Marcellus Shale windfall unspent
Act 13 funds not yet earmarked
Butler Eagle
Written by:
Kelly B. Garrett
January 2, 2013

What are Butler County, boroughs and townships doing with the money they received in October from the state fees on Marcellus Shale natural gas?

No one seems to know for sure just yet.

A total of $204 million statewide in natural gas impact fees was raised through Act 13 this year.

Of that total, the county got more than $897,000 and municipalities in the county got a total of $1.3 million, based on the number of natural gas wells in the municipalities and the surrounding areas.

But neither the county nor a number of municipalities have yet to earmark any particular use for that money.

Amy Wilson, county chief clerk, said the county has the money, but that the county commissioners have not decided yet how to use it.

Ditto for Connoquenessing Township, which received the most money for a county municipality with $205,486, and the same for Karns City, which received just $221.

Connoquenessing Township Secretary Brenda Davis said the money has been put in a reserve account, but the township supervisors have not decided how to spend the money.

Davis said the state Public Utility Commission requires municipalities to report how they spend the money April 15. The PUC collected and distributed the fees.

Randy McElravy, vice president of the Karns City borough council, said he expects council will decide what to do with the money after its reorganization meeting in January.

Saxonburg and Mars also confirmed that they have not decided how they will spend the money that their boroughs received.
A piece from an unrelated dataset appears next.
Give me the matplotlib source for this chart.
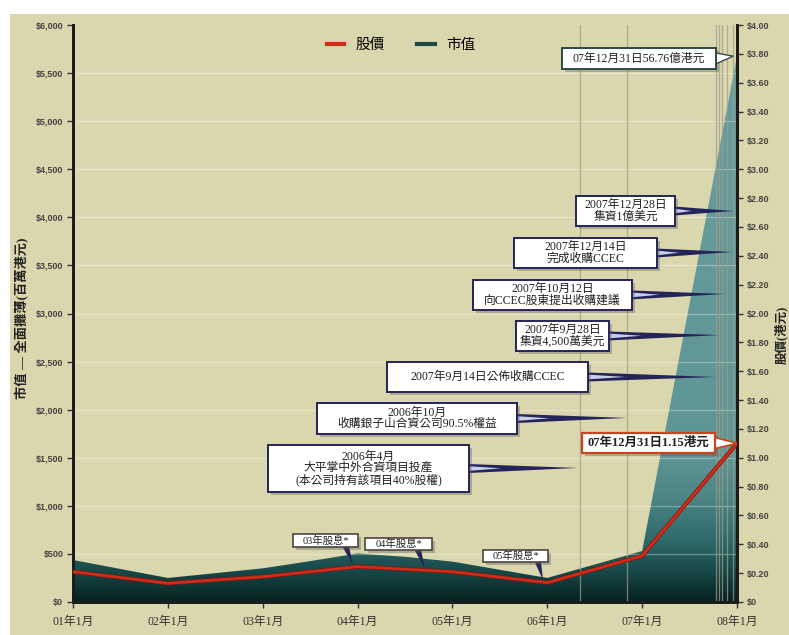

Saxonburg got $3,592 and Mars got $4,513.

According to Act 13, counties and municipalities may spend this money on projects that stem from the impact of natural gas development such as:

• Construction, repair and maintenance of roads, bridges and other infrastructure;

• Water, stormwater and sewer system construction and repair;

• Emergency response preparedness, training, equipment, responder recruitment;

• Preservation and reclamation of surface and subsurface water supplies;

• Records management, geographic information systems and information technology;

• Projects which increase the availability of affordable housing to low-income residents;

• Delivery of social services, including domestic relations, drug and alcohol treatment, job training and counseling;

• Offsetting increased judicial system costs, including training;

• Assistance to county conservation districts for inspection, oversight and enforcement of natural gas development; and

• County or municipal planning.

The impact fee requires gas drillers to pay $50,000 for each horizontally drilled well and $10,000 for each vertical well drilled through 2011.

The money being distributed was linked to nearly 4,500 wells and covers drilling through 2011.